Jake represents and advises purchasers and sellers, both private and public companies, in project M&A transactions, mergers and acquisitions of platforms and operating companies, and joint ventures. In addition to his mergers and acquisitions work, Jake advises clients on general corporate matters.

Before joining McGuireWoods, Jake was an associate at a leading international law firm in New York. While in law school, Jake served on the editorial board of the Virginia Journal of International Law, was a chair for diversity of the Student Bar Association and was the pro bono coordinator for the Virginia Environmental Law Forum.

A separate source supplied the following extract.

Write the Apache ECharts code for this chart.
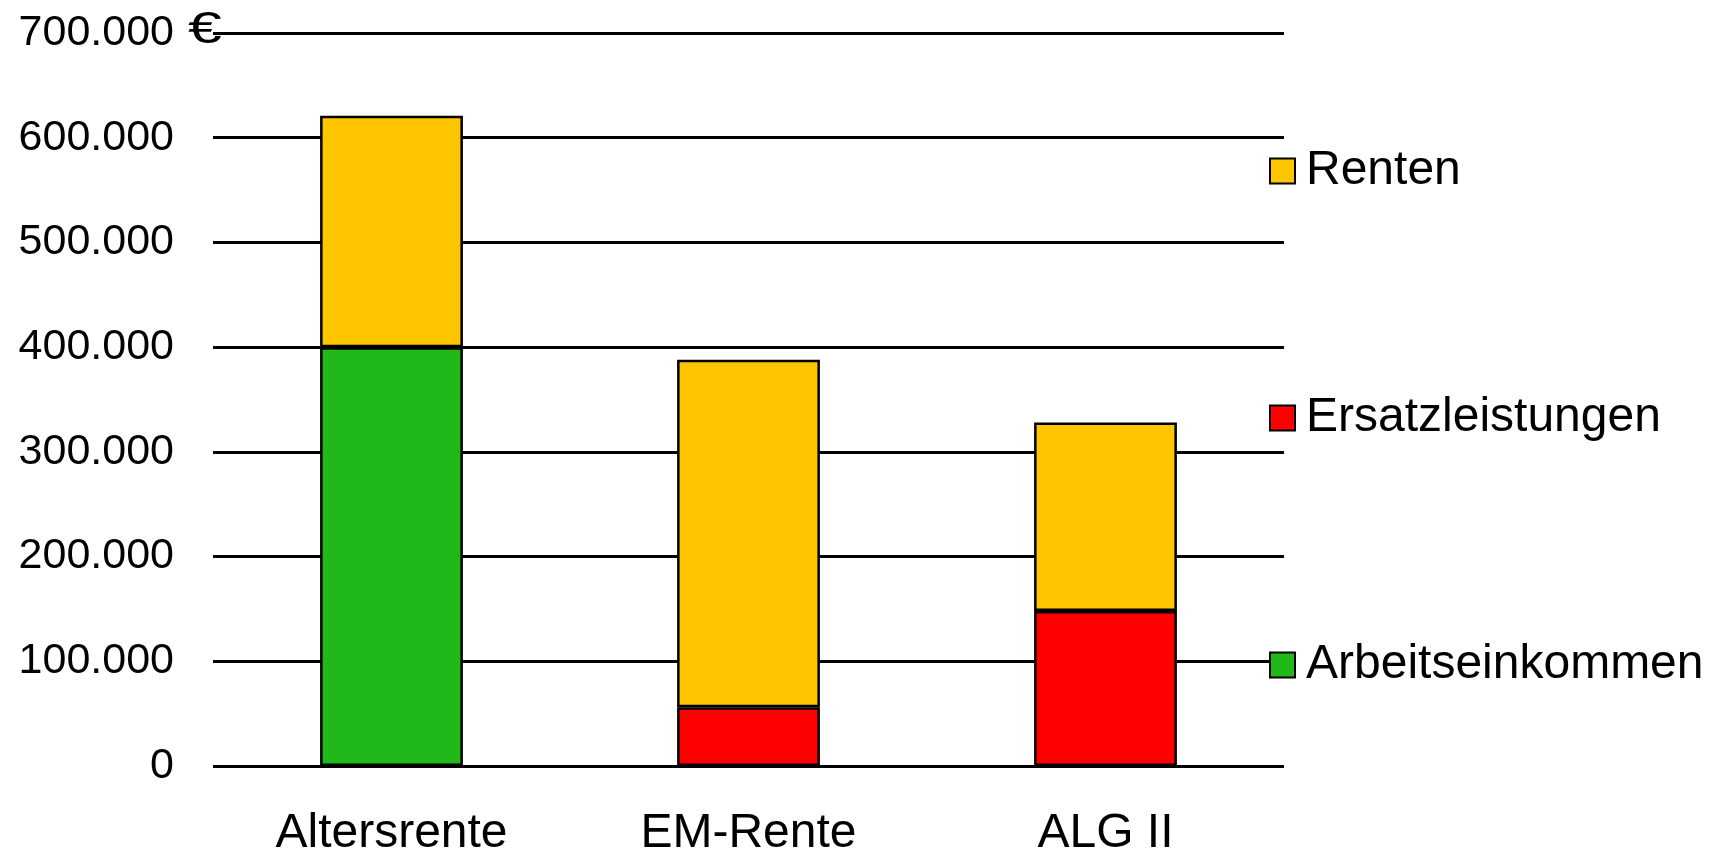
<!DOCTYPE html>
<html>
<head>
<meta charset="utf-8">
<script src="https://cdn.jsdelivr.net/npm/echarts@6/dist/echarts.min.js"></script>
<style>
  html, body { margin: 0; padding: 0; background: #fff; }
  #chart { width: 1722px; height: 858px; }
</style>
</head>
<body>
<div id="chart"></div>
<script>
// Einkommensbestandteile nach Leistungsart (in Euro)
const categories = ['Altersrente', 'EM-Rente', 'ALG II'];
const arbeitseinkommen = [400000, null, null];
const ersatzleistungen = [null, 56000, 148000];
const renten = [221000, 332000, 180000];
const yTicks = { min: 0, max: 700000, interval: 100000 };

const FONT = '"Liberation Sans", Arial, Helvetica, sans-serif';
const colors = {
  Arbeitseinkommen: '#21B819',
  Ersatzleistungen: '#FF0000',
  Renten: '#FFC600'
};

function deNumber(v) {
  return String(v).replace(/\B(?=(\d{3})+(?!\d))/g, '.');
}

function barSeries(name, data) {
  return {
    name: name,
    type: 'bar',
    stack: 'summe',
    data: data,
    barWidth: '40%',
    itemStyle: { color: colors[name], borderColor: '#000', borderWidth: 2.5 },
    emphasis: { disabled: true }
  };
}

function legendAt(name, top) {
  return {
    data: [name],
    left: 1269,
    top: top,
    padding: 0,
    icon: 'rect',
    itemWidth: 25,
    itemHeight: 25,
    selectedMode: false,
    itemStyle: { borderColor: '#000', borderWidth: 2 },
    textStyle: { fontFamily: FONT, fontSize: 48, color: '#000', lineHeight: 50, padding: [0, 0, 0, 6] }
  };
}

const chart = echarts.init(document.getElementById('chart'), null, { renderer: 'canvas' });
chart.setOption({
  animation: false,
  backgroundColor: '#fff',
  grid: { left: 213, right: 438, top: 33, bottom: 89, containLabel: false },
  xAxis: {
    type: 'category',
    data: categories,
    axisLine: { show: false },
    axisTick: { show: false },
    axisLabel: { fontFamily: FONT, fontSize: 48, color: '#000', margin: 44 }
  },
  yAxis: {
    type: 'value',
    min: yTicks.min,
    max: yTicks.max,
    interval: yTicks.interval,
    axisLine: { show: false },
    axisTick: { show: false },
    splitLine: { lineStyle: { color: '#000', width: 3 } },
    axisLabel: { fontFamily: FONT, fontSize: 43, color: '#000', margin: 39, formatter: deNumber }
  },
  legend: [
    legendAt('Renten', 146),
    legendAt('Ersatzleistungen', 393),
    legendAt('Arbeitseinkommen', 640)
  ],
  graphic: [{
    type: 'text',
    x: 188,
    y: 8,
    scaleX: 1.35,
    z: 10,
    style: { text: '€', font: '45px ' + FONT, fill: '#000' }
  }],
  series: [
    barSeries('Arbeitseinkommen', arbeitseinkommen),
    barSeries('Ersatzleistungen', ersatzleistungen),
    barSeries('Renten', renten)
  ]
});
</script>
</body>
</html>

In addition, Jake interned with the Honorable Jerome B. Friedman, U.S. District Judge for the Eastern District of Virginia.

Experience

  • Representation of Dominion Energy, Inc. in the $13.4 billion merger with SCANA Corporation.
  • Representation of Dominion Energy, Inc. in the $4.4 billion acquisition, plus the assumption of debt for an enterprise value of approximately $6 billion, of Questar Corporation.

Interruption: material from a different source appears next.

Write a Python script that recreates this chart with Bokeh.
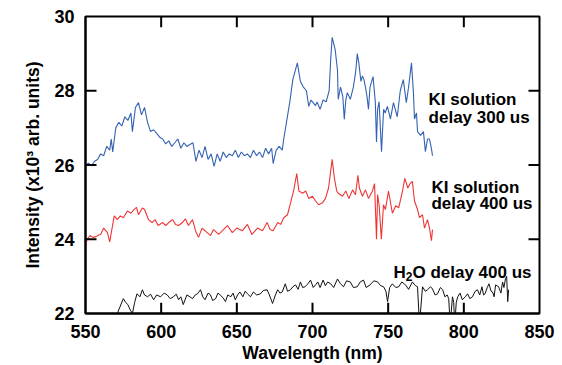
from bokeh.plotting import figure
from bokeh.models import Label, Range1d, FixedTicker
from bokeh.embed import file_html
from bokeh.resources import INLINE

# ---- data ----
x_ticks = [550, 600, 650, 700, 750, 800, 850]
y_ticks = [22, 24, 26, 28, 30]
x_min, x_max = 550, 850
y_min, y_max = 22, 30

ki300_pts = [(550,26.0),(552,26.05),(554,25.98),(556,26.1),(558,26.15),(560,26.3),(562,26.25),(564,26.5),(566,26.4),(567,26.7),(568,26.35),(570,27.0),(572,27.15),(574,27.05),(576,27.3),(578,27.2),(580,27.4),(581,26.9),(583,27.55),(585,27.68),(587,27.35),(589,27.55),(591,27.15),(593,26.9),(595,26.95),(597,26.85),(599,26.75),(601,26.7),(603,26.57),(605,26.65),(607,26.5),(609,26.6),(611,26.7),(613,26.45),(615,26.6),(617,26.5),(619,26.55),(621,26.6),(623,26.1),(625,26.4),(627,26.2),(629,26.5),(631,26.15),(633,26.3),(635,25.96),(637,26.3),(639,26.1),(641,26.35),(643,26.2),(645,26.3),(647,26.25),(649,26.4),(651,26.2),(653,26.35),(655,26.25),(657,26.3),(659,26.2),(661,26.4),(663,26.25),(665,26.35),(667,26.2),(669,26.45),(671,26.3),(673,26.45),(674,26.04),(676,26.4),(678,26.5),(680,26.4),(681,26.7),(683,27.2),(685,27.7),(687,28.3),(689,28.6),(690,28.75),(692,28.25),(694,28.1),(696,28.0),(697.5,27.58),(699,27.75),(700,27.7),(702,27.6),(703,27.7),(705,27.5),(707,27.75),(709,27.7),(710,27.85),(711,28.0),(712,28.83),(713,29.44),(715,29.1),(716.5,28.56),(717,27.77),(718.5,28.1),(720,27.85),(721,27.23),(722,27.75),(723,27.95),(725,27.77),(727,28.1),(728.5,28.5),(729.6,29.0),(730.6,28.75),(732,28.25),(733,28.4),(734,28.3),(735,28.1),(736,27.85),(737,27.5),(738,28.1),(740,28.38),(741.5,27.7),(742.3,26.62),(743,27.5),(744,27.7),(745.6,26.36),(747,27.5),(748,27.4),(749.5,27.58),(751.5,27.24),(753.5,27.68),(756,27.3),(758,28.0),(760,28.3),(762,27.68),(763.5,28.1),(765.4,28.75),(766.7,27.95),(767.4,27.24),(768.7,27.4),(769.4,26.9),(771.4,26.8),(773.3,26.9),(774.6,26.36),(776,26.7),(777.3,26.7),(778.6,26.44),(779.3,26.25)]

ki400_pts = [(550,23.75),(551,24.0),(553,24.1),(555,24.05),(557,24.07),(559,24.12),(560,24.13),(562,24.3),(564.5,24.18),(566,23.93),(568,24.4),(569,24.63),(571,24.53),(573,24.63),(575,24.58),(577.7,24.76),(580,24.7),(582,24.8),(583.7,24.86),(585,24.66),(587.6,24.84),(589,24.8),(591.6,24.53),(594,24.45),(596,24.53),(598,24.37),(601,24.45),(603,24.37),(605,24.45),(607.5,24.53),(609.5,24.4),(611.5,24.37),(614,24.45),(616,24.55),(618,24.37),(620.7,24.53),(622.7,24.23),(624.7,24.05),(627,24.3),(629,24.23),(632.6,24.1),(634.6,24.26),(638,24.13),(640.5,24.23),(643.8,24.37),(647,24.18),(650,24.3),(653.7,24.23),(657,24.4),(660,24.13),(663.6,24.3),(667,24.23),(670,24.45),(672,24.26),(674,24.23),(677,24.45),(679,24.4),(681,24.58),(683.5,24.66),(685.5,24.98),(687.5,25.3),(689.6,25.77),(691,25.3),(693.5,25.24),(695.5,25.3),(697.5,25.1),(700,25.16),(702,25.03),(704,24.93),(706.6,24.98),(708.6,25.1),(710.6,25.38),(712,25.83),(713,26.15),(714.5,25.64),(716,25.3),(717,25.24),(719.8,25.16),(722,25.3),(724,25.1),(726.5,25.33),(728.4,25.2),(730,25.72),(731,25.38),(733,25.16),(735,25.33),(737,25.1),(739.6,25.3),(741,25.5),(742.3,24.0),(743,25.2),(744,24.93),(745.5,24.0),(746.9,24.93),(748.2,24.8),(750.2,25.3),(752.8,24.7),(755,24.9),(757,24.85),(759.5,25.3),(761,25.64),(763,25.38),(764.5,25.5),(766,25.56),(767.4,25.03),(769.4,24.8),(770.7,24.58),(772.7,24.66),(774,24.3),(776,24.53),(777.3,24.3),(778.6,23.96),(779.3,24.26)]

h2o_pts = [(571,22.0),(573,22.2),(575,22.4),(576.5,22.3),(578,22.24),(579.5,22.1),(581,22.0),(582.5,22.3),(584,22.53),(586,22.45),(587.6,22.64),(589,22.5),(591,22.45),(593,22.52),(595,22.37),(597,22.5),(599.6,22.45),(602,22.55),(604,22.5),(606,22.4),(608,22.45),(610,22.52),(611.5,22.37),(613,22.45),(614.6,22.24),(617,22.5),(619,22.45),(620.7,22.4),(622.5,22.5),(624,22.53),(626,22.64),(627.5,22.45),(629,22.37),(631,22.55),(632.6,22.5),(634,22.35),(636,22.4),(637.5,22.55),(639,22.5),(641,22.42),(642.5,22.32),(644,22.5),(646,22.45),(647.5,22.55),(649,22.37),(650.5,22.5),(652,22.58),(654,22.45),(655.5,22.6),(657,22.53),(659,22.45),(661,22.58),(663,22.5),(665.6,22.53),(667.5,22.62),(670,22.64),(671.5,22.5),(673.6,22.27),(675.5,22.5),(677,22.64),(678.5,22.55),(680,22.58),(682,22.8),(683.5,22.6),(685.5,22.64),(687,22.72),(688.8,22.77),(690.5,22.65),(692,22.85),(693.5,22.7),(695,22.72),(697,22.8),(698.7,22.9),(700.5,22.7),(702,22.77),(703.5,22.85),(705,22.7),(707,22.9),(708.5,22.75),(710,22.85),(712,22.8),(714,22.7),(716.5,22.93),(718.5,22.8),(720.5,22.72),(722.5,22.88),(725,22.85),(727,22.7),(729.6,22.72),(731.5,22.85),(733.7,22.9),(735.5,22.7),(738,22.77),(740.5,22.88),(743,22.85),(745,22.75),(747,22.72),(748.5,22.6),(749.6,22.32),(751,22.7),(752.8,22.8),(755,22.7),(757,22.72),(759,22.85),(761.5,22.77),(763.5,22.65),(766,22.85),(768,22.75),(769.4,22.72),(770.7,21.7),(772.7,22.72),(774.5,22.6),(776,22.64),(778,22.72),(779.3,22.66),(781,22.5),(782.6,22.53),(784.5,22.7),(786,22.64),(787.5,22.45),(789,22.5),(790,22.4),(791,21.7),(792.5,22.45),(793.3,22.3),(794,21.7),(795,22.3),(796,22.45),(797.5,22.55),(799,22.37),(801,22.45),(802.5,22.53),(804,22.4),(805.7,22.45),(807.5,22.6),(809,22.64),(810.5,22.5),(812,22.72),(813,22.5),(814,22.53),(815.5,22.7),(816.6,22.8),(818,22.6),(819,22.58),(820,22.45),(821,22.77),(823,22.72),(824.5,22.55),(825.6,22.85),(826.5,22.7),(827.5,22.93),(828.3,23.0),(829,22.32),(829.6,22.64)]

FONT = "Liberation Sans"
FRAME_W, FRAME_H = 454, 301   # plot-area size in pixels
TICK_PX = 11                  # inward tick length in pixels
TICK_W = 2                    # tick thickness in pixels

p = figure(width=562, height=365, output_backend="svg", toolbar_location=None,
           x_range=Range1d(x_min, x_max), y_range=Range1d(y_min, y_max),
           min_border_left=85, min_border_right=23, min_border_top=16, min_border_bottom=48,
           background_fill_color="white", border_fill_color="white")
p.grid.visible = False
p.outline_line_color = "black"
p.outline_line_width = 2

for ax, ticks in ((p.xaxis[0], x_ticks), (p.yaxis[0], y_ticks)):
    ax.ticker = FixedTicker(ticks=ticks)
    ax.axis_line_width = 2
    ax.axis_line_color = "black"
    ax.major_tick_line_color = None
    ax.minor_tick_line_color = None
    ax.major_label_text_font = FONT
    ax.major_label_text_font_style = "bold"
    ax.major_label_text_color = "black"
    ax.major_label_text_font_size = "18px"
    ax.major_label_standoff = 5
    ax.axis_label_text_font = FONT
    ax.axis_label_text_font_style = "bold"
    ax.axis_label_text_font_size = "17.5px"
    ax.axis_label_text_color = "black"

p.xaxis[0].axis_label = "Wavelength (nm)"
p.xaxis[0].axis_label_standoff = 2
p.yaxis[0].axis_label = "Intensity (x10\u00b3 arb. units)"
p.yaxis[0].axis_label_standoff = 8

def series(pts):
    return [a for a, b in pts], [b for a, b in pts]

x1, y1 = series(ki300_pts)
x2, y2 = series(ki400_pts)
x3, y3 = series(h2o_pts)
p.line(x1, y1, line_color="#3462b2", line_width=1.1)
p.line(x2, y2, line_color="#ee3535", line_width=1.1)
p.line(x3, y3, line_color="#111111", line_width=1.0)

# inward tick marks on all four sides, drawn as thin filled boxes
ty = TICK_PX * (y_max - y_min) / FRAME_H
tx = TICK_PX * (x_max - x_min) / FRAME_W
hw_x = 0.5 * TICK_W * (x_max - x_min) / FRAME_W
hw_y = 0.5 * TICK_W * (y_max - y_min) / FRAME_H
inner_x = x_ticks[1:-1]
inner_y = y_ticks[1:-1]
left = [t - hw_x for t in inner_x] * 2 + [x_min] * len(inner_y) + [x_max - tx] * len(inner_y)
right = [t + hw_x for t in inner_x] * 2 + [x_min + tx] * len(inner_y) + [x_max] * len(inner_y)
bottom = [y_min] * len(inner_x) + [y_max - ty] * len(inner_x) + [t - hw_y for t in inner_y] * 2
top = [y_min + ty] * len(inner_x) + [y_max] * len(inner_x) + [t + hw_y for t in inner_y] * 2
p.quad(left=left, right=right, bottom=bottom, top=top,
       fill_color="black", line_color=None)

def lab(x, y, text, size="17px", xo=0, yo=0, align="left"):
    p.add_layout(Label(x=x, y=y, text=text, x_offset=xo, y_offset=yo,
                       text_font=FONT, text_font_style="bold", text_font_size=size,
                       text_color="black", text_align=align, text_baseline="alphabetic"))

lab(776.7, 27.767, "KI solution")
lab(776.7, 27.289, "delay 300 us")
lab(778.6, 25.402, "KI solution")
lab(778.6, 24.95, "delay 400 us")
lab(753.5, 23.116, "H")
lab(753.5, 23.116, "2", size="12px", xo=12.3, yo=-4)
lab(753.5, 23.116, "O delay 400 us", xo=19.0)

open("out.html", "w").write(file_html(p, INLINE))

  • Representation of Dominion Energy, Inc. in the $3.3 billion sale of 50% noncontrolling limited partner interest in Cove Point LNG, LP, a natural gas pipeline and liquefied natural gas terminal located in Lusby, Maryland, to Berkshire Hathaway Energy.

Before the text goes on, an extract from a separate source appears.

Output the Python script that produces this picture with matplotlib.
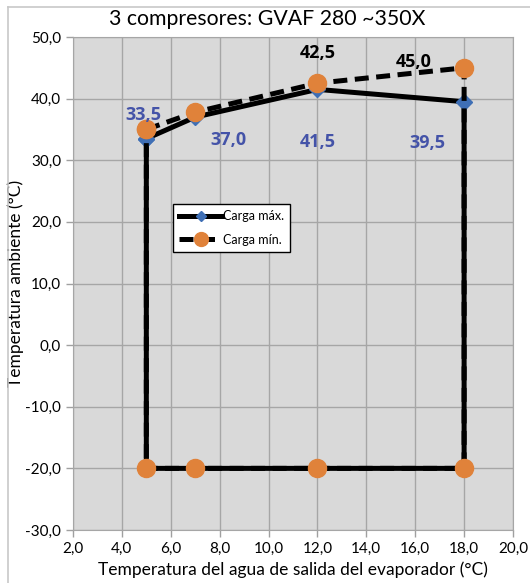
import matplotlib.pyplot as plt
from matplotlib.lines import Line2D

plt.rcParams['font.family'] = ['Lato', 'DejaVu Sans']

# Carga max. (contorno solido) y Carga min. (contorno discontinuo)
x_max = [5, 7, 12, 18, 18, 12, 7, 5, 5]
y_max = [33.5, 37.0, 41.5, 39.5, -20, -20, -20, -20, 33.5]
x_min = [5, 7, 12, 18, 18, 12, 7, 5, 5]
y_min = [35.0, 37.8, 42.5, 45.0, -20, -20, -20, -20, 35.0]

# etiquetas de valor: (indice, texto, desplazamiento en px)
lab_max = [(0, '33,5', (-3, 24)), (1, '37,0', (33, -23)),
           (2, '41,5', (0, -53)), (3, '39,5', (-37, -41))]
lab_min = [(2, '42,5', (0, 30)), (3, '45,0', (-50, 6))]

x_ticks = [2, 4, 6, 8, 10, 12, 14, 16, 18, 20]
y_ticks = [-30, -20, -10, 0, 10, 20, 30, 40, 50]

fig = plt.figure(figsize=(5.3, 5.83), dpi=100)
ax = fig.add_axes([73 / 530, 1 - 530 / 583, (513 - 73) / 530, (530 - 37) / 583])
ax.set_facecolor('#d9d9d9')

dash = (0, (2.8, 1.5))
ax.plot(x_max, y_max, color='black', lw=3.6, marker='D', ms=8,
        mfc='#3f6fb5', mec='#3f6fb5', zorder=3, solid_capstyle='round')
ax.plot(x_min, y_min, color='black', lw=3.6, ls=dash, marker='o', ms=13,
        mfc='#e0823a', mec='#e0823a', zorder=4)

lab_font = dict(family=['Open Sans', 'DejaVu Sans'], size=13, weight='bold')
for i, t, off in lab_max:
    ax.annotate(t, (x_max[i], y_max[i]), xytext=off, textcoords='offset pixels',
                ha='center', va='center', color='#4453a8', zorder=5, **lab_font)
for i, t, off in lab_min:
    ax.annotate(t, (x_min[i], y_min[i]), xytext=off, textcoords='offset pixels',
                ha='center', va='center', color='black', zorder=5, **lab_font)

ax.set_xlim(2, 20)
ax.set_ylim(-30, 50)
ax.set_xticks(x_ticks)
ax.set_yticks(y_ticks)
ax.set_xticklabels([f'{v:.1f}'.replace('.', ',') for v in x_ticks])
ax.set_yticklabels([f'{v:.1f}'.replace('.', ',') for v in y_ticks])
ax.tick_params(labelsize=11, length=5, color='#a0a0a0', width=1)
ax.grid(True, color='#a6a6a6', lw=1)
ax.set_axisbelow(True)
for s in ax.spines.values():
    s.set_color('#a6a6a6')

ax.set_xlabel('Temperatura del agua de salida del evaporador (°C)', fontsize=12.5, labelpad=4)
ax.set_ylabel('Temperatura ambiente (°C)', fontsize=12.5, labelpad=1)
fig.text(0.505, 1 - 19 / 583, '3 compresores: GVAF 280 ~350X', fontsize=15.3,
         ha='center', va='center')

handles = [Line2D([], [], color='black', lw=3.6, marker='D', ms=5, mfc='#3f6fb5', mec='#3f6fb5'),
           Line2D([], [], color='black', lw=3.6, ls=dash, marker='o', ms=10,
                  mfc='#e0823a', mec='#e0823a')]
leg = ax.legend(handles, ['Carga máx.', 'Carga mín.'], loc='upper left',
                bbox_to_anchor=((173 - 73) / 440, (530 - 204) / 493), fontsize=9,
                frameon=True, fancybox=False, edgecolor='black', framealpha=1,
                handlelength=3.4, handletextpad=0.1, borderpad=0.5, labelspacing=0.9,
                borderaxespad=0)
leg.get_frame().set_linewidth(1)

fig.add_artist(Line2D([8 / 530, 8 / 530], [0, 1 - 7 / 583], color='#c8c8c8', lw=1.2))
fig.add_artist(Line2D([8 / 530, 1], [1 - 7 / 583, 1 - 7 / 583], color='#c8c8c8', lw=1.2))

fig.savefig('out.png', dpi=100, facecolor='white')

  • Representation of Dominion Energy, Inc. in the acquisition of Southern Co.’s 5% stake in the Atlantic Coast Pipeline, a 600-mile pipeline and gas transmission assets which run through West Virginia, Virginia and North Carolina, moving Appalachian Basin gas to Mid-Atlantic markets.
  • Representation of Dominion Energy, Inc. in the acquisition of Southern Co.’s Pivotal LNG, a wholly owned subsidiary which distributes liquefied natural gas for marine and road transportation.
  • Representation of a utility in the negotiation of contracts and procurement matters for a pilot program with 15 Virginia school districts to deploy 50 electric school buses with V2G (“vehicle-to-grid”) technology, replacing old diesel buses in their fleets and preventing almost 3 million pounds of carbon emissions per year.
  • Representation of developer in the project development and sale of a 400 MW wind farm in Fisher County, Texas.
  • Representation of a global renewable energy asset manager in acquiring 70% ownership rights of a 280 MW and a 285 MW development-stage solar projects in Mohave County, Arizona.
  • Representation of solar developer in sale of six solar projects located in Oregon totaling approximately 65 MW.
  • Representation of unregulated utility affiliate as acquirer in connection with the acquisition and development of a 60 MW solar PV project in Currituck County, North Carolina.
  • Representation of solar developer in sale of two 20 MW solar projects located in Oregon.
  • Representation of solar developer in sale of 20 MW solar project located in Connecticut.
  • Representation of solar developer in sale of three solar projects (each totaling approximately 15 MW) in North Carolina.
  • Represented a United Kingdom based entity in the acquisition of a U.S. based data management solution with offices in India and Ukraine.
  • Represented oil field services manufacturing, fabrication, assembly and integration company in bolt-on acquisition of oilfield and marine drilling rig power control manufacturer.
  • Representation of a global institutional investment management firm in its subsidiaries’ sale of a 66 MW development-stage wind project in Nebraska to a subsidiary of a Canadian public electricity power generator and marketing company.